As we highlighted earlier, male leaders are not often developing these strong, trust based relationships with female key talent. If we cannot structurally appoint them to sponsor women within their organisations, we can influence the way they develop these relationships organically and their understanding of the crucial need for them to do so in the context of gender diversity objectives.
We can expect them to mentor women as part of a structured program which also helps them to understand the different approaches women tend to have toward self-promotion, networking and sponsorship. In the dialogue with an appointed mentee, particularly when this dialogue is open, honest and free of the constraints of political correctness, they learn to see things from their mentees' perspective. Both mentees and mentors confront their beliefs and expectations of the right approach to sponsorship and the leadership promotion pathways.
Through a formal mentoring process, female mentees are supported to reflect on how they can develop the key relationships which will become crucial sponsors for their career, and male mentors discover how important it is for them to proactively seek out these conversations with women within their organisations.
From this perspective, I would say that formal mentoring programs are a fantastic tool to enhance the active sponsorship of women throughout the industry. We absolutely need to be more vocal and explicit on the need for senior male executives to sponsor women: mentoring programs help them understand why and how.
The value of diversity is in the dialogue, the exchange and the dynamic that a group of diverse people achieve together. Contrary to what we may have thought in the past, the value of diversity does not come from the addition of different skills brought by different gender, cultural or ethnic groups.
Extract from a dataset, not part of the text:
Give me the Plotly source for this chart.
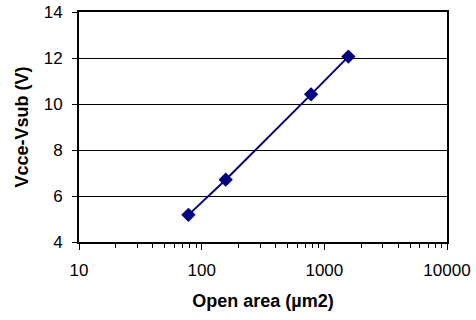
import plotly.graph_objects as go

area = [78, 157, 780, 1570]
vdiff = [5.18, 6.71, 10.42, 12.06]
xticks = [10, 100, 1000, 10000]
xticklabels = ["10", "100", "1000", "10000"]
yticks = [4, 6, 8, 10, 12, 14]

minor_vals = [m * 10**d for d in range(1, 4) for m in range(2, 10)]

fig = go.Figure()
fig.add_trace(go.Scatter(
    x=area, y=vdiff, mode="lines+markers",
    line=dict(color="#000080", width=2),
    marker=dict(symbol="diamond", size=11, color="#000080"),
    showlegend=False,
))

tickfont = dict(family="Liberation Sans, Arial, sans-serif", size=17, color="black")
titlefont = dict(family="Liberation Sans, Arial, sans-serif", size=18, color="black")
fig.update_layout(
    width=476, height=320,
    margin=dict(l=79, r=29, t=12, b=78),
    paper_bgcolor="white", plot_bgcolor="white",
    font=tickfont,
    xaxis=dict(
        type="log", range=[1, 4],
        tickmode="array", tickvals=xticks, ticktext=xticklabels,
        ticks="outside", ticklen=6, tickcolor="black", tickwidth=1,
        tickfont=tickfont, ticklabelstandoff=6,
        minor=dict(tickmode="array", tickvals=minor_vals, ticks="outside",
                   ticklen=4, tickcolor="black", showgrid=False),
        showgrid=False, showline=True, linecolor="black", linewidth=2,
        mirror=True, zeroline=False,
        title=dict(text="<b>Open area (µm2)</b>", standoff=15, font=titlefont),
        automargin=False,
    ),
    yaxis=dict(
        range=[4, 14], tickvals=yticks,
        ticks="outside", ticklen=5, tickcolor="black",
        tickfont=tickfont, ticklabelstandoff=6,
        showgrid=True, gridcolor="black", gridwidth=1,
        showline=True, linecolor="black", linewidth=2, mirror=True,
        zeroline=False,
        title=dict(text="<b>Vcce-Vsub (V)</b>", standoff=10, font=titlefont),
        automargin=False,
    ),
)
fig.write_html("out.html")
There are actually very little differences between the skills that women and men bring to the corporate world and stereotyping those is not helpful. Research demonstrates that the value of a diverse executive team is its ability to take into account a variety of different perspectives and challenge each other to achieve better business outcomes.
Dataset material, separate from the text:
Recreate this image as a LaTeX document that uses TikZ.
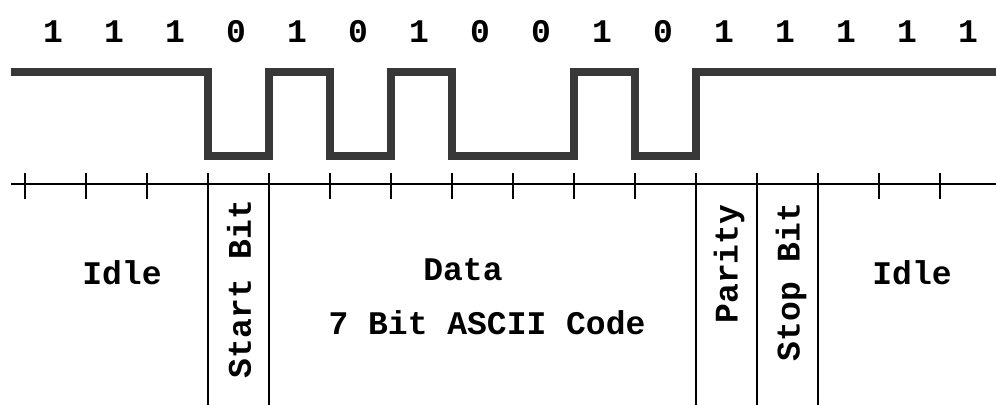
\documentclass[tikz,border=0pt]{standalone}
\usepackage{fontspec}
\setmonofont{Liberation Mono}
\usetikzlibrary{positioning}
\definecolor{signalgray}{HTML}{383838}

\tikzset{
  bitlabel/.style={font=\ttfamily\bfseries\fontsize{16.5}{18}\selectfont, inner sep=0pt},
  fieldlabel/.style={font=\ttfamily\bfseries\fontsize{16.5}{18}\selectfont, inner sep=0pt},
  signal/.style={draw=signalgray, line width=4pt, line join=miter},
  axisline/.style={draw=black, line width=1pt},
}

\begin{document}
\begin{tikzpicture}[x=0.5pt, y=-0.5pt]
  \useasboundingbox (0,0) rectangle (996,405);

  % bit values above the wave
  \foreach \b [count=\k from 0] in {1,1,1,0,1,0,1,0,0,1,0,1,1,1,1,1}
    \node[bitlabel] (b\k) at (53+61*\k,32) {\b};

  % the wave itself
  \draw[signal] (11,72) -| (208,156) -| (269,72) -| (330,156) -| (391,72)
    -| (452,156) -| (574,72) -| (635,156) -| (696,72) -- (996,72);

  % time axis with ticks
  \coordinate (axisstart) at (11,184);
  \coordinate (axisend) at (996,184);
  \draw[axisline] (axisstart) -- (axisend);
  \foreach \k in {0,...,15}
    \draw[axisline] (25+61*\k,173) -- (25+61*\k,199);

  % field dividers
  \foreach \k in {3,4,11,12,13}
    \draw[axisline] (25+61*\k,173) -- (25+61*\k,405);

  % field names
  \node[fieldlabel] (idleL) at (122,273) {Idle};
  \node[fieldlabel, rotate=90] (start) at (239,289) {Start Bit};
  \node[fieldlabel] (data) at (463,270) {Data};
  \node[fieldlabel] (ascii) at (487,323) {7 Bit ASCII Code};
  \node[fieldlabel, rotate=90] (parity) at (729,264) {Parity};
  \node[fieldlabel, rotate=90] (stop) at (791,282) {Stop Bit};
  \node[fieldlabel] (idleR) at (912,273) {Idle};
\end{tikzpicture}
\end{document}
With this concept in mind, it becomes obvious that to truly harness the value of diversity, executives need to enhance their inclusive skills. Unconscious cognition and its natural biases can impede the dynamic of inclusivity and this is not a gender trait. Both men and women can develop their acumen of what truly drives their own instinctive decision making process for better business outcomes.
A mentoring conversation is the most powerful way to enhance our respective understanding of the value of the different perspectives men and women bring to the leadership table. It helps develop inclusive skills which draw on our capability to listen and confront our own beliefs.